Relatively oxidized conditions for diamond formation at Udachnaya (Siberia)

Abstract

Abstract. Thanks to the physical strength of diamonds and their relatively unreactive chemical nature, their mineral inclusions may remain exceptionally preserved from alteration processes and chemical exchanges with surrounding minerals, fluids and/or melts following diamond formation. Cr-bearing spinels are relatively common inclusions found in peridotitic diamonds and important oxybarometers providing information about the oxygen fugacity (fO2) of their source mantle rocks. Here, we investigated a magnesiochromite–olivine touching pair in a diamond from the Udachnaya kimberlite (Siberia) by in situ single-crystal X-ray diffraction and energy-domain synchrotron Mössbauer spectroscopy, aiming to constrain the physical–chemical conditions of diamond formation and to explore the redox state of this portion of the Siberian craton when the diamond was formed. The P–T–fO2 entrapment conditions of the inclusion pair, determined by thermo- and oxybarometric analyses, are ∼ 5.7(0.4) GPa and ∼ 1015(50) ∘C (although entrapment at higher T and re-equilibration during subsequent mantle storage are also possible) and fO2 near the enstatite–magnesite–olivine–diamond (EMOD) buffer. The determined fO2 is similar to, or slightly more oxidized than, those of xenoliths from Udachnaya, but whilst the xenoliths last equilibrated with the surrounding mantle just prior to their entrainment in the kimberlite at ∼ 360 Ma, the last equilibration of the inclusion pair is much older, occurring at 3.5–3.1, ∼ 2 or ∼ 1.8 Ga before final encapsulation in its host diamond.
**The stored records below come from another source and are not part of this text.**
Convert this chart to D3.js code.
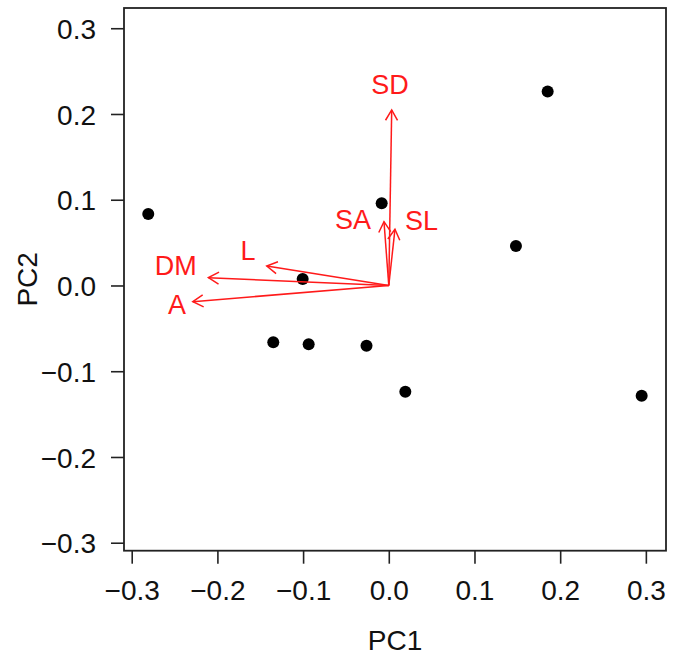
<!DOCTYPE html>
<html>
<head>
<meta charset="utf-8">
<script src="https://cdn.jsdelivr.net/npm/d3@7"></script>
<style>
  body { margin: 0; background: #fff; }
  text { font-family: "Liberation Sans", Arial, sans-serif; }
</style>
</head>
<body>
<svg id="chart" width="681" height="657"></svg>
<script>
// scores (PC1, PC2)
const pc1 = [-0.2807, -0.0083, 0.1854, 0.1484, -0.1005, -0.1348, -0.0935, -0.026, 0.0193, 0.2951];
const pc2 = [0.0834, 0.0959, 0.2261, 0.0461, 0.0076, -0.0663, -0.0686, -0.0702, -0.1239, -0.1286];

// loadings (arrow tips) and label spots
const vars = ['SD', 'SA', 'SL', 'L', 'DM', 'A'];
const loadX = [0.0034, -0.0056, 0.0072, -0.1424, -0.2105, -0.2287];
const loadY = [0.2047, 0.0744, 0.0655, 0.0227, 0.0091, -0.0189];
const labX = [0.0014, -0.0417, 0.0381, -0.1642, -0.2487, -0.247];
const labY = [0.235, 0.0776, 0.0764, 0.0414, 0.0239, -0.0216];

const ticks = [-0.3, -0.2, -0.1, 0.0, 0.1, 0.2, 0.3];

const margin = { top: 8, left: 124, right: 15, bottom: 106.3 };
const width = 681, height = 657;
const fontSize = 28;

const svg = d3.select('#chart');

const x = d3.scaleLinear().domain([-0.309, 0.3235]).range([margin.left, width - margin.right]);
const y = d3.scaleLinear().domain([-0.3093, 0.3236]).range([height - margin.bottom, margin.top]);

const fmt = d => d3.format('.1f')(d).replace('-', '\u2212');

// x axis
svg.append('g')
    .attr('transform', `translate(0, ${height - margin.bottom})`)
    .call(d3.axisBottom(x).tickValues(ticks).tickSize(13).tickFormat(fmt))
    .call(g => g.select('.domain').remove())
    .call(g => g.selectAll('.tick line').attr('stroke', '#222').attr('stroke-width', 1.6))
    .call(g => g.selectAll('.tick text')
        .attr('y', 29.5).attr('dy', '0.71em')
        .attr('font-size', fontSize).attr('fill', '#111')
        .attr('font-family', '"Liberation Sans", Arial, sans-serif'));

// y axis
svg.append('g')
    .attr('transform', `translate(${margin.left}, 0)`)
    .call(d3.axisLeft(y).tickValues(ticks).tickSize(13).tickFormat(fmt))
    .call(g => g.select('.domain').remove())
    .call(g => g.selectAll('.tick line').attr('stroke', '#222').attr('stroke-width', 1.6))
    .call(g => g.selectAll('.tick text')
        .attr('x', -28).attr('dy', '0.36em')
        .attr('font-size', fontSize).attr('fill', '#111')
        .attr('font-family', '"Liberation Sans", Arial, sans-serif'));

// box
svg.append('rect')
    .attr('x', margin.left).attr('y', margin.top)
    .attr('width', width - margin.left - margin.right)
    .attr('height', height - margin.top - margin.bottom)
    .attr('fill', 'none').attr('stroke', '#222').attr('stroke-width', 1.8);

// axis titles
svg.append('text')
    .attr('x', (margin.left + width - margin.right) / 2)
    .attr('y', 650)
    .attr('text-anchor', 'middle')
    .attr('font-size', fontSize).attr('fill', '#111')
    .text('PC1');

svg.append('text')
    .attr('transform', `translate(36.5, ${(margin.top + height - margin.bottom) / 2}) rotate(-90)`)
    .attr('text-anchor', 'middle')
    .attr('font-size', fontSize).attr('fill', '#111')
    .text('PC2');

// points
svg.append('g')
    .selectAll('circle')
    .data(pc1)
    .join('circle')
    .attr('cx', d => x(d))
    .attr('cy', (d, i) => y(pc2[i]))
    .attr('r', 6)
    .attr('fill', '#000');

// arrows
const red = '#ff1a1a';
const headLen = 12, headAng = Math.PI / 6;
const arrows = svg.append('g').attr('stroke', red).attr('stroke-width', 1.5).attr('fill', 'none');
vars.forEach((v, i) => {
    const x0 = x(0), y0 = y(0);
    const x1 = x(loadX[i]), y1 = y(loadY[i]);
    const a = Math.atan2(y1 - y0, x1 - x0);
    arrows.append('line')
        .attr('x1', x0).attr('y1', y0).attr('x2', x1).attr('y2', y1);
    arrows.append('path')
        .attr('d', d3.line()([
            [x1 - headLen * Math.cos(a - headAng), y1 - headLen * Math.sin(a - headAng)],
            [x1, y1],
            [x1 - headLen * Math.cos(a + headAng), y1 - headLen * Math.sin(a + headAng)]
        ]));
});

svg.append('g')
    .selectAll('text')
    .data(vars)
    .join('text')
    .attr('x', (d, i) => x(labX[i]))
    .attr('y', (d, i) => y(labY[i]))
    .attr('dy', '0.36em')
    .attr('text-anchor', 'middle')
    .attr('font-size', 27)
    .attr('fill', red)
    .text(d => d);
</script>
</body>
</html>
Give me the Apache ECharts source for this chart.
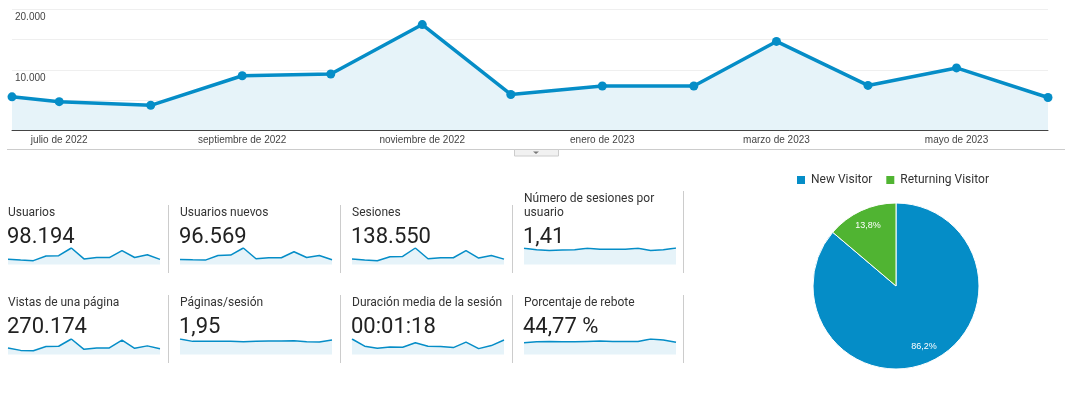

Hence, the similarity between xenoliths and inclusion fO2 values indicates that the modern redox state of this portion of the Siberian lithosphere was likely attained relatively early after its formation and may have persisted for billions of years after diamond formation, at least at the local scale. Moreover, the oxygen fugacity determination for the inclusion pair provides direct evidence of diamond formation near the EMOD buffer and is consistent with recent models suggesting relatively oxidized, water-rich CHO fluids as the most likely parents for lithospheric diamonds.